Sunday, October 27, 2013

Creepy Cemetery Photos To Inspire Your Halloween Writing

I take a lot of photos, not as many as Max does, but a LOT.  I also travel a lot.  And, for some reason, I take pictures of cemeteries.  A lot.
I have photos of band members on our dance tours climbing into unused graves in Italy, pictures of them lying supine on gravemarkers at Whitby Abbey (the famous graveyard mentioned in Dracula), shots of lonely, neglected headstones in the ghost town of Sego, Utah, shots of skulls in a neolithic tomb in the Orkney Islands, and some really odd graves in the Salt Lake City Cemetery.  I don't even remember when I started photographing stuff in graveyards; I've just done it for over 2 decades.
So, this week is Halloween, and I know there are other writers (and photographers) who read this blog. So I thought I'd share a few of my spooky photos with you this week.  (Maybe one of them will even inspire someone who plans to do NANWRIMO.)

To start off, here's this lovely faux-vintage number:

Spooky looking, isn't it?
It's actually a shot of an angel in the Mt. Olivet Cemetery near East High School in Salt Lake City.  I just used picmonkey to turn it into a pseudo-daguerreotype.

Here's another for your writing inspiration:

This is a shot of the interior of the ruins of Timoleague Abbey in Ireland.  The ruins are interesting enough, but the fact that I was greeted at the entrance with a large warning sign about the dangers of unlicensed gravedigging really blew my mind.  All around and about the abbey and the ground are centuries' worth of graves, modern ones on top of older ones.  And, apparently, there must be a significant problem with people digging graves by hand and just burying their loved ones without permits.  Freaky.

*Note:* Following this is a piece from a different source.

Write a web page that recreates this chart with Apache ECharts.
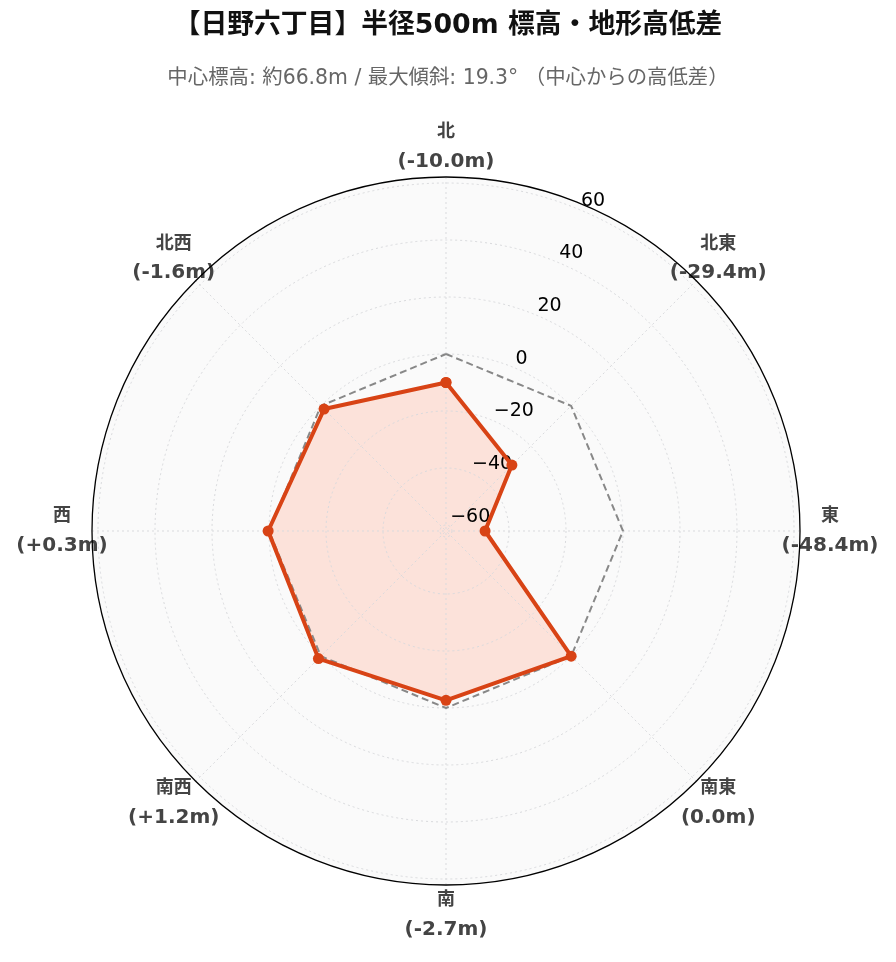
<!DOCTYPE html>
<html><head><meta charset="utf-8">
<script src="https://cdn.jsdelivr.net/npm/echarts@6/dist/echarts.min.js"></script>
<style>html,body{margin:0;padding:0;background:#fff}#c{width:896px;height:962px}</style>
</head><body><div id="c"></div>
<script>
const directions = ['北','北東','東','南東','南','南西','西','北西'];
const elevationDiff = [-10.0, -29.4, -48.4, 0.0, -2.7, 1.2, 0.3, -1.6];
const referenceLevel = [0, 0, 0, 0, 0, 0, 0, 0];
const radialTicks = [-60, -40, -20, 0, 20, 40, 60];
const titleText = '【日野六丁目】半径500m 標高・地形高低差';
const subtitleText = '中心標高: 約66.8m / 最大傾斜: 19.3° （中心からの高低差）';

const FONT = "'DejaVu Sans', 'Noto Sans CJK JP', sans-serif";
const CX = 446, CY = 531;
const R_IN = 6, R_OUT = 348;
const RMIN = radialTicks[0], RMAX = radialTicks[radialTicks.length - 1];
// same scale extended down to the centre (for the area fill)
const RMIN_CENTER = RMIN - R_IN * (RMAX - RMIN) / (R_OUT - R_IN);
const STEP = 360 / directions.length;
const fmtDiff = v => (v > 0 ? '+' + v.toFixed(1) : v.toFixed(1));
const closed = arr => arr.map((v, i) => [v, i * STEP]).concat([[arr[0], 360]]);
const gridLine = {color: '#d9dadd', type: [2, 3], width: 1};

const labelRich = {
  d: {fontFamily: FONT, fontSize: 18, fontWeight: 'bold', color: '#444', lineHeight: 29, width: 58, align: 'center'},
  v: {fontFamily: FONT, fontSize: 20, fontWeight: 'bold', color: '#444', lineHeight: 29, width: 58, align: 'center'}
};
// parity 0 -> cardinal directions, parity 1 -> diagonal directions
const dirLabel = parity => val => {
  const i = Math.round(val / STEP);
  if (i >= directions.length || i % 2 !== parity) return '';
  return '{d|' + directions[i] + '}\n{v|(' + fmtDiff(elevationDiff[i]) + 'm)}';
};
const hiddenAngle = (polarIndex, extra) => Object.assign({
  polarIndex, type: 'value', min: 0, max: 360, interval: STEP, startAngle: 90, clockwise: true,
  axisLine: {show: false}, axisTick: {show: false}, axisLabel: {show: false},
  splitLine: {show: false}, splitArea: {show: false}
}, extra || {});

const chart = echarts.init(document.getElementById('c'), null, {renderer: 'canvas'});
chart.setOption({
  backgroundColor: '#ffffff',
  animation: false,
  title: [
    {text: titleText, left: 'center', top: 8,
     textStyle: {fontFamily: FONT, fontSize: 26.8, fontWeight: 'bold', color: '#111'}},
    {text: subtitleText, left: 'center', top: 64,
     textStyle: {fontFamily: FONT, fontSize: 20.4, fontWeight: 'normal', color: '#666'}}
  ],
  polar: [
    {center: [CX, CY], radius: [0, 354]},       // 0 background
    {center: [CX, CY], radius: [0, 354]},       // 1 outer circle + cardinal labels
    {center: [CX, CY], radius: [0, 354]},       // 2 diagonal labels
    {center: [CX, CY], radius: [0, 354]},       // 3 spokes
    {center: [CX, CY], radius: [R_IN, R_OUT]},  // 4 radial grid + tick labels
    {center: [CX, CY], radius: [R_IN, R_OUT]},  // 5 data lines
    {center: [CX, CY], radius: [0, R_OUT]}      // 6 data area fill
  ],
  angleAxis: [
    hiddenAngle(0, {z: 0, splitArea: {show: true, areaStyle: {color: ['#fafafa']}}}),
    hiddenAngle(1, {z: 6, axisLine: {show: true, lineStyle: {color: '#000', width: 1.3}},
      axisLabel: {show: true, margin: 1, formatter: dirLabel(0), rich: labelRich}}),
    hiddenAngle(2, {z: 6, axisLabel: {show: true, margin: -10, formatter: dirLabel(1), rich: labelRich}}),
    hiddenAngle(3, {z: 2, splitLine: {show: true, lineStyle: gridLine}}),
    {polarIndex: 4, type: 'value', min: 0, max: 360, startAngle: 67.5, show: false},
    hiddenAngle(5, {show: false}),
    hiddenAngle(6, {show: false})
  ],
  radiusAxis: [
    {polarIndex: 0, type: 'value', min: 0, max: 1, show: false},
    {polarIndex: 1, type: 'value', min: 0, max: 1, show: false},
    {polarIndex: 2, type: 'value', min: 0, max: 1, show: false},
    {polarIndex: 3, type: 'value', min: 0, max: 1, show: false},
    {polarIndex: 4, type: 'value', min: RMIN, max: RMAX, interval: 20, z: 2,
     axisLine: {show: false}, axisTick: {show: false},
     splitLine: {show: true, lineStyle: gridLine},
     axisLabel: {show: true, margin: -2, rotate: 0, align: 'left', verticalAlign: 'bottom',
       fontFamily: FONT, fontSize: 19, color: '#000',
       formatter: v => (v < 0 ? '\u2212' + Math.abs(v) : String(v))}},
    {polarIndex: 5, type: 'value', min: RMIN, max: RMAX, show: false},
    {polarIndex: 6, type: 'value', min: RMIN_CENTER, max: RMAX, show: false}
  ],
  series: [
    {type: 'line', coordinateSystem: 'polar', polarIndex: 6, data: closed(elevationDiff),
     symbol: 'none', silent: true, z: 1,
     lineStyle: {width: 0, opacity: 0},
     areaStyle: {origin: 'start', color: '#fce2da', opacity: 1}},
    {type: 'line', coordinateSystem: 'polar', polarIndex: 5, data: closed(referenceLevel),
     symbol: 'none', silent: true, z: 3,
     lineStyle: {color: '#888', width: 2, type: [7, 4]}},
    {type: 'line', coordinateSystem: 'polar', polarIndex: 5, data: closed(elevationDiff),
     symbol: 'circle', symbolSize: 11, z: 4,
     itemStyle: {color: '#d84315'},
     lineStyle: {color: '#d84315', width: 4}}
  ]
});
</script></body></html>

These 19th and early 20th century markers in the Heber City Cemetery in Utah remind me of giant chess pieces, waiting for -- possibly -- the Hand of God to move them.  Eerie.

And this grave in the Salt Lake City Cemetery is part of an urban legend.  Supposedly, if you visit this grave at midnight and walk backward around it three times, the face of the man buried there will appear in the little opening of the door.  Every high school kid knows someone who knows someone who has a neighbor/cousin/friend who swears s/he knows someone who did this and it worked.  (Personally, I've never tried it, but I bet that a visit to this tomb on Halloween would be very frightening -- if only because of the drunk/stoned people there trying to scare themselves into wetting their pants.)  But it's still rather creepy to see a grave that's supposedly haunted.

This concludes today's set of Halloween writing inspiration photos.  Check back again tomorrow for more spookiness!

1 comment:

  1. I've never tried "Emo's Tomb" either, although I have visited it in the middle of the night around Halloween. We have, though, tried to figure out what the "Emo" has to do with anything. The guy's name is not Emo, and I was in high school long before the Gothic/Emo labels existed. But it still was fun to go up there, walk around twice saying "Emo" and then chicken out before getting to the third time.